* Goal: Your answer should consist only of the lines below from the one with "The picture is" through the one with "ymax = bar_heights[2]", copied exactly.
+ + + + + + +
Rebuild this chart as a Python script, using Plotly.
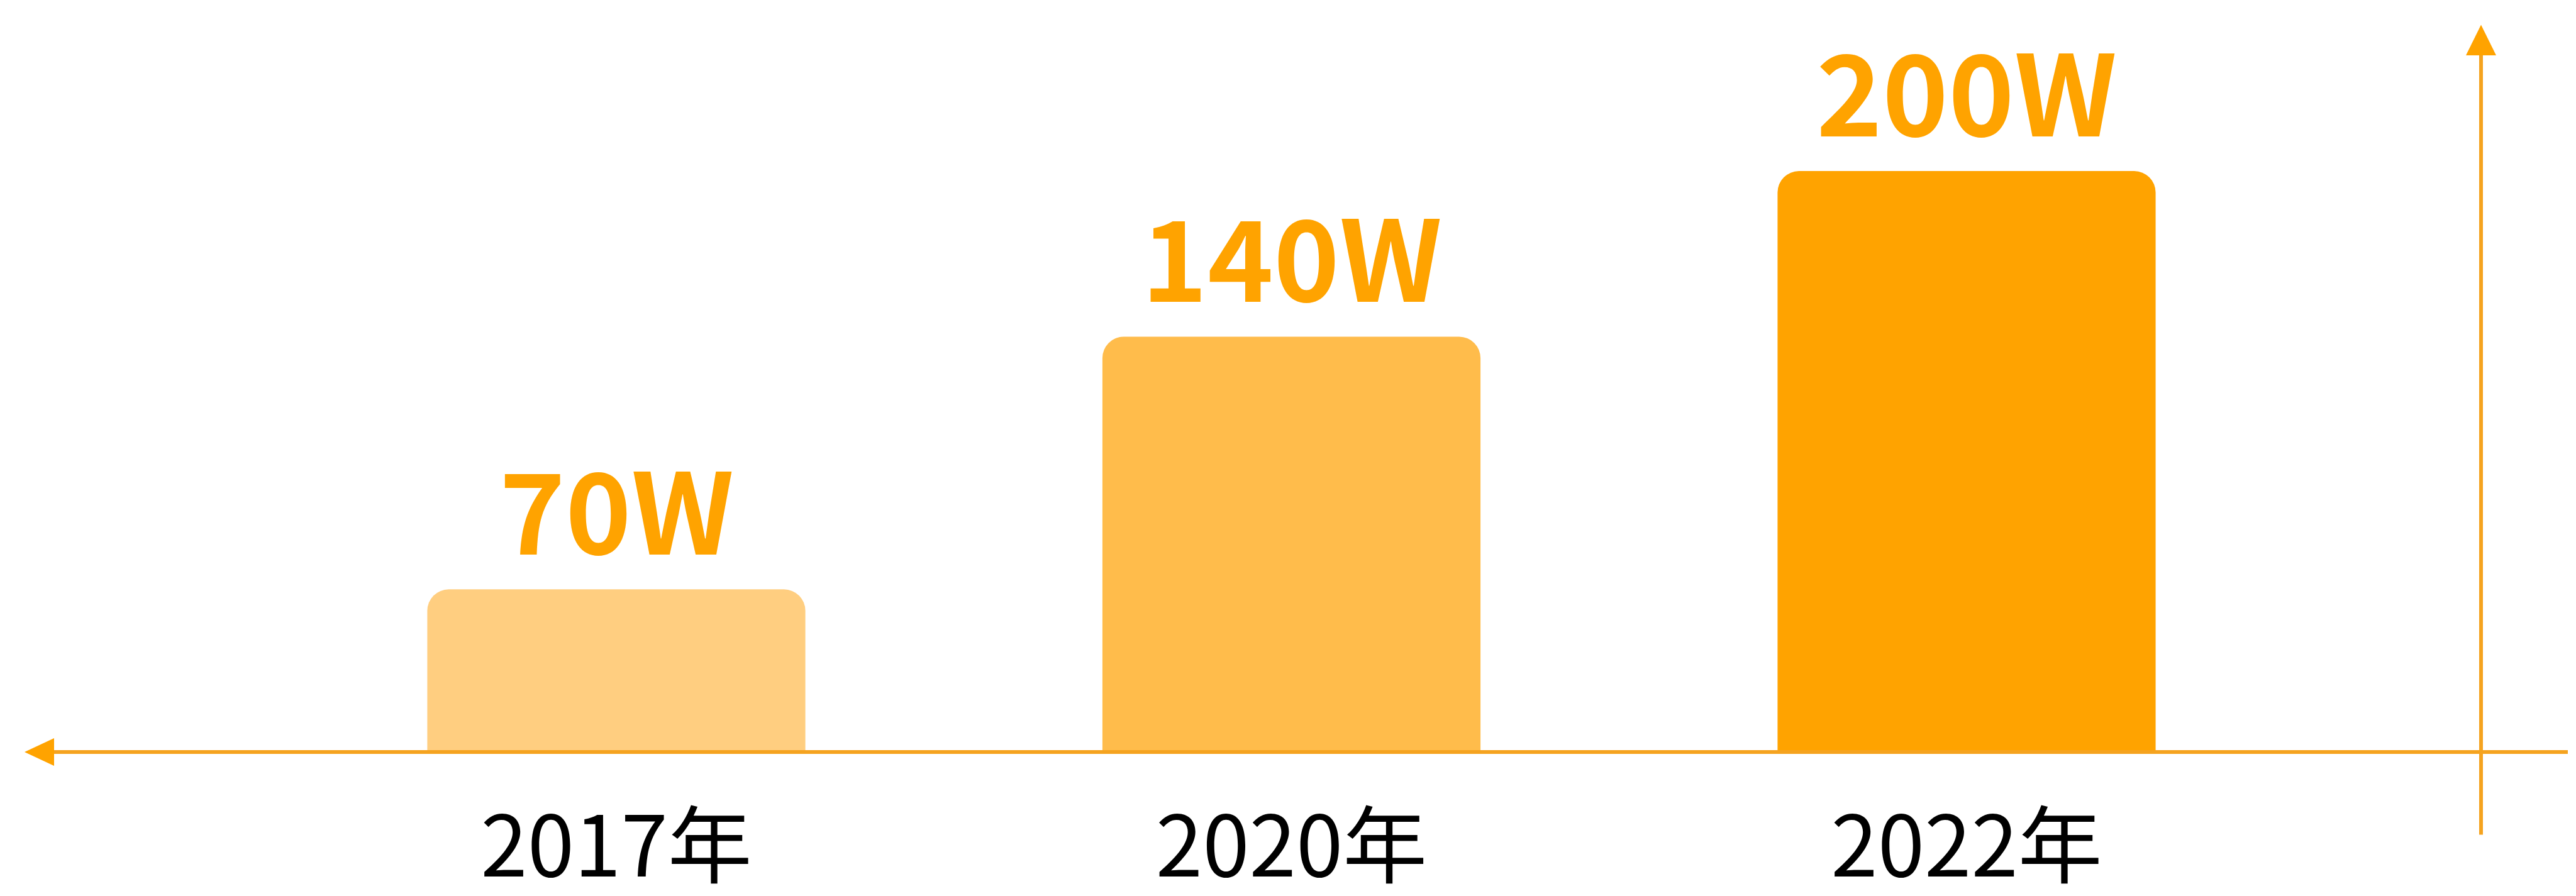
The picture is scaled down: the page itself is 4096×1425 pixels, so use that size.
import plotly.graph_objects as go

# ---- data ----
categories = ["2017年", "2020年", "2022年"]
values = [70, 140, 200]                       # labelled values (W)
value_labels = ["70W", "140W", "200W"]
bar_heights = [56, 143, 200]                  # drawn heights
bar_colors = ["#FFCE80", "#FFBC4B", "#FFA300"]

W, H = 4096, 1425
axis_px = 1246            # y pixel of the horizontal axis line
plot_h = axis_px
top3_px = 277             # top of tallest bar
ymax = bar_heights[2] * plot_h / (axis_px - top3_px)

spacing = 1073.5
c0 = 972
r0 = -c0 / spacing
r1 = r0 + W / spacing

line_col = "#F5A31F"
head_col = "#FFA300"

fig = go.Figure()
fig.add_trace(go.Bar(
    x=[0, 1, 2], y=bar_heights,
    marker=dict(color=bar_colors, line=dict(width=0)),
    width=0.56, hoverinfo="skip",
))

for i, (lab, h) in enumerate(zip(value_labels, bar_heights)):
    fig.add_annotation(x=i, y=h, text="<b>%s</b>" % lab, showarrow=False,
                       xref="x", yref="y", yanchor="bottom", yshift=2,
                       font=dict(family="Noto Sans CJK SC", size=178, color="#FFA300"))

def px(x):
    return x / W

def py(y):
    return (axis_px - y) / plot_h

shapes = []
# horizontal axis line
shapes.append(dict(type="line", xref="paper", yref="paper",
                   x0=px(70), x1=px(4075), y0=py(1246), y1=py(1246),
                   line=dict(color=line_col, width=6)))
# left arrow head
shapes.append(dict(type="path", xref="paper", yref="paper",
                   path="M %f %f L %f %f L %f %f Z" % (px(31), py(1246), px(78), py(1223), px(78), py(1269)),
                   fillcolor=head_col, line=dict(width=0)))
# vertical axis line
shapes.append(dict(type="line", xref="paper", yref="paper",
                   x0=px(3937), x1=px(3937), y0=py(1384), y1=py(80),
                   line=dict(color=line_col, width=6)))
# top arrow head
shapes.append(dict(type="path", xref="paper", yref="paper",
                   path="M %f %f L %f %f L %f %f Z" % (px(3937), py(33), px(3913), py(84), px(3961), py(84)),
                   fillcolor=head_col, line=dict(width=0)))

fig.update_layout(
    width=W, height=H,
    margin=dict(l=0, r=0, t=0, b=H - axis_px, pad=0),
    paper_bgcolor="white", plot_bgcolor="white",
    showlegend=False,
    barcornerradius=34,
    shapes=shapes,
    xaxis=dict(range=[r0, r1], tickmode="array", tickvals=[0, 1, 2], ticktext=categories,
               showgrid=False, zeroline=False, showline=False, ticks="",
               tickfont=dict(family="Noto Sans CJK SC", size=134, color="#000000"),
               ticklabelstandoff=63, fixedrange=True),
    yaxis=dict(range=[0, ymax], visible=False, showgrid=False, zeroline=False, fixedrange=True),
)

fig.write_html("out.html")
+ + + + + + +
* The answer:
The picture is scaled down: the page itself is 4096×1425 pixels, so use that size.
import plotly.graph_objects as go

# ---- data ----
categories = ["2017年", "2020年", "2022年"]
values = [70, 140, 200]                       # labelled values (W)
value_labels = ["70W", "140W", "200W"]
bar_heights = [56, 143, 200]                  # drawn heights
bar_colors = ["#FFCE80", "#FFBC4B", "#FFA300"]

W, H = 4096, 1425
axis_px = 1246            # y pixel of the horizontal axis line
plot_h = axis_px
top3_px = 277             # top of tallest bar
ymax = bar_heights[2] * plot_h / (axis_px - top3_px)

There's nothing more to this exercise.